Europe already has an unprecedented reliance upon imported natural gas and oil. While many newspapers are fond of citing the US reliance upon imported oil - as a percentage of consumption, Europe is far, far more dependent upon imports, having essentially no natural resources.
Articles by Matthew Lynn and others seem to believe that Russia is equally dependent upon exporting to Europe, as Europe is dependent upon natural gas imports. If only that were so - recent remarks from Gazprom CEO Alexei Miller suggest otherwise. Buy our gas - or else - was the message. And while Alexander Medvedev tried to withdraw from such statements, there has always been an element of Russian character and politics that was willing to cut off the nose, to spite the face - in order to demonstrate resolve, strength, and character.
Before Europe continues down this path, perhaps they should ask Moldova about the costs of dependence upon Russian trade. Perhaps they should ask Ukraine. And ask Poland. And ask Georgia. The Russian government has made it clear - the price tag for Gazprom gas will be more than euro's - it will include an oath of fealty.

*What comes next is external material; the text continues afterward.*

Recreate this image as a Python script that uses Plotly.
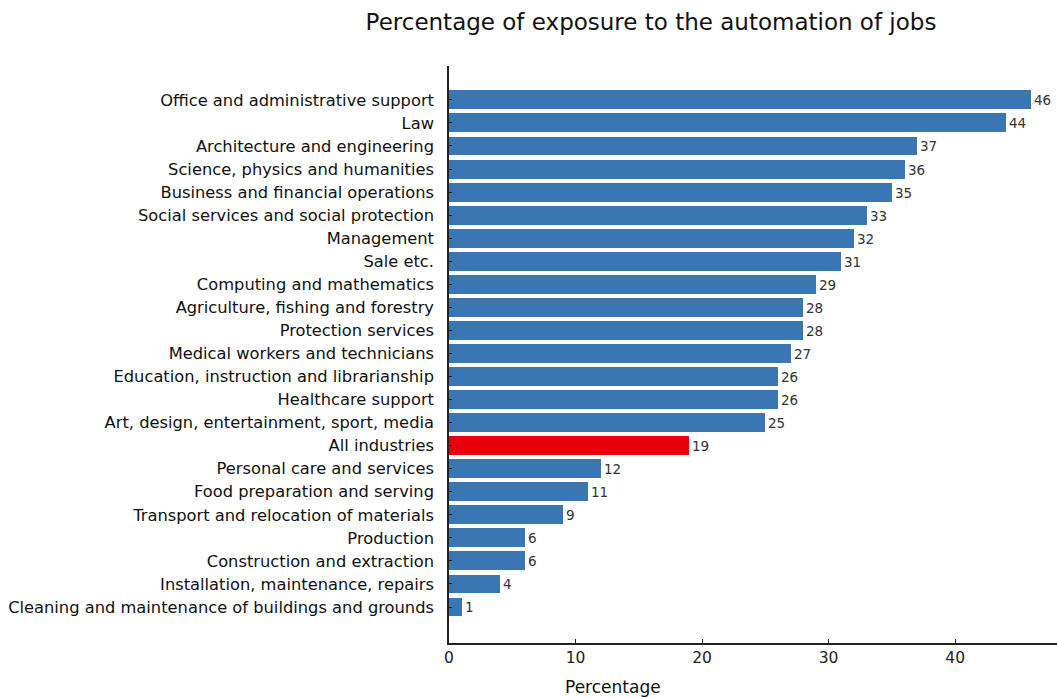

One of the major factors we use to judge the relations another country has with Russia, Russians and the Russian-speaking population language, one of the most important factors is their attitude towards the Russian language. We consider it this way now, and I am confident that it will remain this way in the future. For precisely this reason attitudes towards Russian language determine the essence of relations that a country has towards Russia in a historical perspective. And it is here that we can see if there is an element of strategic partnership or not, if our relations have a tactical character, are transitory, or are calculated to resolve today's problems.